# Suggestions for finding out what I like?



## FieldEffect (Nov 9, 2021)

I'm just getting into coffee as a hobby, with the coffee I've drunk most of my life being a combination of either Nespresso (kidding myself that I can tell much difference between most of their pods) or filter coffee pre-ground from the supermarket (with my buying decisions being based at least as much on branding as knowing what I'm getting). So I'd like to start out by properly finding out what it is that I like.

I've watched some videos on how best to do coffee tasting, and I'm pretty excited about it, and all I need is to buy a bunch of coffees that are representative of all the major differences that I need to distinguish and evaluate. I thought this would be really easy and that there would be "beginner tasting packs" all over the place, but there don't seem to be. Everywhere that I'm finding beginner or variety packs they don't seem to be providing a wide/representative range of coffees, just "the ones you'll probably most like" (i.e. probably things that are inoffensive rather than interesting) or "a selection of our best sellers" (which gives no indication of how much variety there may be in them).

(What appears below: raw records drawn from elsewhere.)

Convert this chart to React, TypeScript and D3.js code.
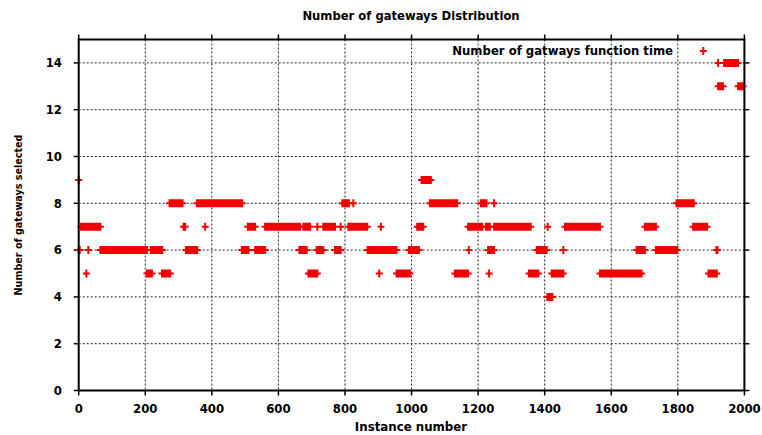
import React from "react";
import * as d3 from "d3";

// Runs of consecutive instances sharing the same number of gateways: [start, end]
const runs4: [number, number][] = [[1408, 1423]];
const runs5: [number, number][] = [
  [23, 23], [205, 220], [250, 275], [690, 717], [903, 903], [955, 995],
  [1130, 1170], [1233, 1233], [1353, 1381], [1421, 1456], [1566, 1691], [1892, 1917],
];
const runs6: [number, number][] = [
  [0, 3], [29, 29], [65, 205], [217, 251], [322, 356], [490, 510], [530, 560],
  [663, 685], [715, 735], [770, 787], [868, 905], [910, 955], [992, 1022],
  [1172, 1172], [1230, 1248], [1376, 1406], [1456, 1456], [1676, 1701],
  [1734, 1798], [1916, 1919],
];
const runs7: [number, number][] = [
  [7, 65], [315, 320], [380, 380], [508, 530], [560, 665], [675, 695], [717, 717],
  [735, 770], [787, 787], [810, 867], [908, 908], [1017, 1035], [1170, 1212],
  [1223, 1235], [1248, 1358], [1409, 1409], [1461, 1566], [1701, 1734], [1846, 1888],
];
const runs8: [number, number][] = [
  [273, 312], [355, 491], [792, 812], [825, 825], [1055, 1137], [1208, 1225],
  [1248, 1248], [1796, 1848],
];
const runs9: [number, number][] = [[0, 0], [1030, 1058]];
const runs13: [number, number][] = [[1921, 1936], [1981, 1996]];
const runs14: [number, number][] = [[1921, 1921], [1939, 1981]];

const seriesValues = [4, 5, 6, 7, 8, 9, 13, 14];
const seriesRuns = [runs4, runs5, runs6, runs7, runs8, runs9, runs13, runs14];

const xTicks = [0, 200, 400, 600, 800, 1000, 1200, 1400, 1600, 1800, 2000];
const yTicks = [0, 2, 4, 6, 8, 10, 12, 14];

const title = "Number of gateways Distribution";
const xLabel = "Instance number";
const yLabel = "Number of gateways selected";
const legendLabel = "Number of gatways function time";

const W = 762;
const H = 435;
const L = 78.7;
const R = 744.4;
const T = 39.5;
const B = 390.5;
const FONT = "'DejaVu Sans', sans-serif";
const RED = "#f00000";

function plusPath(px: number, py: number): string {
  return `M${px - 3.5},${py}h7M${px},${py - 4}v8`;
}

export default function App() {
  const x = d3.scaleLinear().domain([0, 2000]).range([L, R]);
  const y = d3.scaleLinear().domain([0, 15]).range([B, T]);

  const markPaths: string[] = [];
  seriesRuns.forEach((runs, si) => {
    const v = seriesValues[si];
    runs.forEach(([s, e]) => {
      let d = "";
      for (let i = s; i <= e; i++) d += plusPath(x(i), y(v));
      markPaths.push(d);
    });
  });

  return (
    <svg
      width={W}
      height={H}
      style={{ position: "absolute", left: 0, top: 0, background: "#fff" }}
      fontFamily={FONT}
      fontWeight="bold"
    >
      <rect x={0} y={0} width={W} height={H} fill="#fff" />
      {/* grid */}
      <g stroke="#222" strokeWidth={1} strokeDasharray="2,2" fill="none">
        {xTicks.slice(1, -1).map((t) => (
          <line key={"gx" + t} x1={x(t)} x2={x(t)} y1={T} y2={B} />
        ))}
        {yTicks.slice(1).map((t) => (
          <line key={"gy" + t} x1={L} x2={R} y1={y(t)} y2={y(t)} />
        ))}
      </g>
      {/* ticks */}
      <g stroke="#000" strokeWidth={1.5}>
        {xTicks.map((t) => (
          <g key={"tx" + t}>
            <line x1={x(t)} x2={x(t)} y1={B} y2={B + 5} />
            <line x1={x(t)} x2={x(t)} y1={T} y2={T - 5} />
          </g>
        ))}
        {yTicks.map((t) => (
          <g key={"ty" + t}>
            <line x1={L} x2={L - 5} y1={y(t)} y2={y(t)} />
            <line x1={R} x2={R + 5} y1={y(t)} y2={y(t)} />
          </g>
        ))}
      </g>
      {/* marks */}
      <g stroke={RED} strokeWidth={2} fill="none">
        {markPaths.map((d, i) => (
          <path key={i} d={d} />
        ))}
      </g>
      {/* border */}
      <rect x={L} y={T} width={R - L} height={B - T} fill="none" stroke="#000" strokeWidth={2} />
      {/* tick labels */}
      <g fontSize={11.7} fill="#000">
        {xTicks.map((t) => (
          <text key={"lx" + t} x={x(t)} y={413} textAnchor="middle">
            {t}
          </text>
        ))}
        {yTicks.map((t) => (
          <text key={"ly" + t} x={62} y={y(t) + 4.2} textAnchor="end">
            {t}
          </text>
        ))}
      </g>
      {/* titles */}
      <text x={411} y={19.5} textAnchor="middle" fontSize={11.6} fill="#000">
        {title}
      </text>
      <text x={411} y={431} textAnchor="middle" fontSize={11.8} fill="#000">
        {xLabel}
      </text>
      <text
        transform={`translate(22,215) rotate(-90)`}
        textAnchor="middle"
        fontSize={9.6}
        fill="#000"
      >
        {yLabel}
      </text>
      {/* legend */}
      <text x={673} y={55} textAnchor="end" fontSize={11.7} fill="#000">
        {legendLabel}
      </text>
      <path d={plusPath(703.3, 51)} stroke={RED} strokeWidth={2} fill="none" />
    </svg>
  );
}
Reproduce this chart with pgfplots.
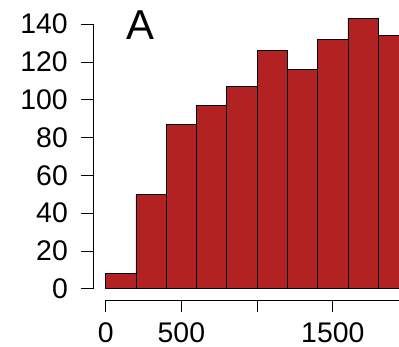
\documentclass[border=0pt]{standalone}
\usepackage{pgfplots}
\pgfplotsset{compat=1.18}
\usepackage{fontspec}
\setmainfont{Liberation Sans}
\definecolor{firebrick}{RGB}{178,34,34}
\begin{document}
\begin{tikzpicture}
\begin{axis}[
  at={(93bp,47bp)}, anchor=south west,
  scale only axis, width=306bp, height=300bp,
  xmin=-83.9, xmax=1937.3, ymin=-5.98, ymax=152.8,
  clip=false,
  axis line style={draw=none},
  tick pos=left, tick align=outside,
  major tick length=12bp,
  tick style={black, line width=0.8bp},
  xtick={0,500,1000,1500,2000},
  xticklabels={0,500,,1500,2000},
  ytick={0,20,40,60,80,100,120,140},
  /pgf/number format/assume math mode=true,
  tick label style={font=\fontsize{28.5}{30}\selectfont},
  yticklabel style={inner sep=0pt, xshift=-13bp},
  xticklabel style={inner sep=0pt, yshift=-10bp},
]
\addplot[ybar interval, fill=firebrick, draw=black, line width=0.8bp]
  coordinates {(0,8) (200,50) (400,87) (600,97) (800,107) (1000,126) (1200,116) (1400,132) (1600,143) (1800,134) (2000,134)};
\draw[line width=0.8bp] (axis cs:-83.9,0) -- (axis cs:-83.9,140);
\draw[line width=0.8bp] (axis cs:0,-5.98) -- (axis cs:2000,-5.98);
\node[font=\fontsize{42}{44}\selectfont, inner sep=0pt] at (axis cs:230,139.3) {A};
\end{axis}
\pgfresetboundingbox
\path[use as bounding box] (0,0) rectangle (399bp,347bp);
\end{tikzpicture}
\end{document}
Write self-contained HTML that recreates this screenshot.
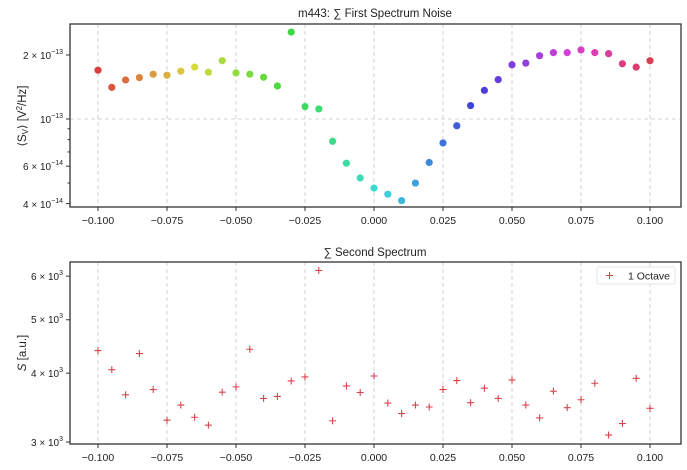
<!DOCTYPE html>
<html><head><meta charset="utf-8"><style>
html,body{margin:0;padding:0;background:#fff;}
svg{display:block;font-family:"Liberation Sans",Arial,sans-serif;}
</style></head><body>
<svg id="s" width="687" height="470" viewBox="0 0 687 470" xmlns="http://www.w3.org/2000/svg">
<rect width="687" height="470" fill="#fff"/>
<g id="grid" stroke="#c8c8c8" stroke-width="0.8" stroke-dasharray="4,3"></g>
<g id="pts"></g>
<rect x="70" y="24" width="611" height="183" fill="none" stroke="#333" stroke-width="1.3"/>
<rect x="70" y="262" width="611" height="182" fill="none" stroke="#333" stroke-width="1.3"/>
<g id="ticks" stroke="#333" stroke-width="1"></g>
<g font-size="10.5" fill="#222" text-anchor="middle">
<text x="98" y="224">−0.100</text><text x="167" y="224">−0.075</text><text x="236" y="224">−0.050</text><text x="305" y="224">−0.025</text><text x="374" y="224">0.000</text><text x="443" y="224">0.025</text><text x="512" y="224">0.050</text><text x="581" y="224">0.075</text><text x="650" y="224">0.100</text>
<text x="98" y="461">−0.100</text><text x="167" y="461">−0.075</text><text x="236" y="461">−0.050</text><text x="305" y="461">−0.025</text><text x="374" y="461">0.000</text><text x="443" y="461">0.025</text><text x="512" y="461">0.050</text><text x="581" y="461">0.075</text><text x="650" y="461">0.100</text>
</g>
<g font-size="10" fill="#222" text-anchor="end">
<text x="63" y="59">2 × 10<tspan font-size="7" dy="-5">−13</tspan></text>
<text x="63" y="123">10<tspan font-size="7" dy="-5">−13</tspan></text>
<text x="63" y="170">6 × 10<tspan font-size="7" dy="-5">−14</tspan></text>
<text x="63" y="208">4 × 10<tspan font-size="7" dy="-5">−14</tspan></text>
<text x="63" y="280">6 × 10<tspan font-size="7" dy="-5">3</tspan></text>
<text x="63" y="323">5 × 10<tspan font-size="7" dy="-5">3</tspan></text>
<text x="63" y="377">4 × 10<tspan font-size="7" dy="-5">3</tspan></text>
<text x="63" y="446">3 × 10<tspan font-size="7" dy="-5">3</tspan></text>
</g>
<text x="375" y="17" font-size="11.5" fill="#222" text-anchor="middle">m443: ∑ First Spectrum Noise</text>
<text x="375" y="256" font-size="11.5" fill="#222" text-anchor="middle">∑ Second Spectrum</text>
<text transform="translate(26,116) rotate(-90)" font-size="11.5" fill="#222" text-anchor="middle">⟨S<tspan font-size="8" dy="2">V</tspan><tspan dy="-2">⟩ [V</tspan><tspan font-size="8" dy="-4">2</tspan><tspan dy="4">/Hz]</tspan></text>
<text transform="translate(26,353) rotate(-90)" font-size="11.5" fill="#222" text-anchor="middle"><tspan font-style="italic">S</tspan> [a.u.]</text>
<rect x="597" y="267" width="78" height="17" rx="2" fill="#fff" stroke="#ddd" stroke-width="0.8"/>
<path d="M606,275.5h7M609.5,272v7" stroke="#d9434d" stroke-width="1.1"/>
<text x="628" y="279.5" font-size="10.5" fill="#222">1 Octave</text>
</svg>
<script>
(function(){
var NS="http://www.w3.org/2000/svg";
function el(p,t,a){var e=document.createElementNS(NS,t);for(var k in a)e.setAttribute(k,a[k]);p.appendChild(e);return e;}
var G=document.getElementById('grid'),P=document.getElementById('pts'),T=document.getElementById('ticks');
for(var i=0;i<9;i++){var x=98+69*i;el(G,'line',{x1:x,y1:24,x2:x,y2:207});el(G,'line',{x1:x,y1:262,x2:x,y2:444});
el(T,'line',{x1:x,y1:207,x2:x,y2:211});el(T,'line',{x1:x,y1:444,x2:x,y2:448});}
el(G,'line',{x1:70,y1:119,x2:681,y2:119});
function yt(v){return 119-212.6*(Math.log10(v)+13);}
[4e-14,6e-14,1e-13,2e-13].forEach(function(v){el(T,'line',{x1:66,x2:70,y1:yt(v),y2:yt(v)});});
[5e-14,7e-14,8e-14,9e-14].forEach(function(v){el(T,'line',{x1:67.5,x2:70,y1:yt(v),y2:yt(v)});});
function yb(v){return 442-551*Math.log10(v/3000);}
[3e3,4e3,5e3,6e3].forEach(function(v){el(T,'line',{x1:66,x2:70,y1:yb(v),y2:yb(v)});});
var topv=[210,261,239,232,222,225,213,201,216,182,218,222,231,257,97,318,325,421,486,530,560,578,597,545,484,426,375,315,270,238,194,189,167,158,158,150,158,161,191,201,182];
var bot=[363,421,497,372,481,574,528,565,589,489,473,359,508,502,455,443,120,576,470,490,440,522,554,528,534,481,454,521,477,508,452,528,567,486,536,512,462,619,584,447,538];
for(var i=0;i<41;i++){var x=98+13.8*i;
var y=55+(topv[i]-165)*0.337;var h=(i/41)*360;
el(P,'circle',{cx:x,cy:y,r:3.6,fill:'hsl('+h+',68%,55%)'});
var y2=276+(bot[i]-137)*0.33;
el(P,'path',{d:'M'+(x-3.5)+','+y2+'h7M'+x+','+(y2-3.5)+'v7',stroke:'#d9434d','stroke-width':1.1});}
})();
</script>
</body></html>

Can anyone recommend either somewhere in the UK that does a good collection of coffees sold as a set that they'd recommend for taste exploration, or alternatively just a pointer to a good place to buy from and a list of your recommended varieties to buy?

I'll primarily be drinking it as filter coffee if that makes a difference to the suggestion. I don't have a grinder yet, but that's not a barrier - definitely willing to buy one as part of the tasting.


----------



## Beverast (Nov 3, 2021)

I bought a 4 pack of Single Origin coffee from Horsham a few months back that I really enjoyed - their current offering is x2 Rawandas, x1 Kenyan and x1 Brazil. Also recently got a 125g twin pack of washed and natural Bolivian beans from Hasbean (Bolivia Finca Floripondio Batian Pack) and they are both seriously good in my opinon. Also shows how different natural and washed beans can be.

Lastly, one of my daily cups recently has been from an Ethiopian Bombe from Artisan roasters. Really delicious and loads of berry fruitiness. There are so many good roasters out there but these are the ones I have used over the last few months. For daily espresso I would recommend Blackcats - I have found their Twilight blend to really enjoyable and good value for money.


----------



## DavecUK (Aug 6, 2013)

@FieldEffect welcome to the forum, the best way is to tour the origins and find out what you like. Try washed and naturals or pulped naturals from each, if available. There is a world of coffee to explore.

Preparation method makes a big difference too.


----------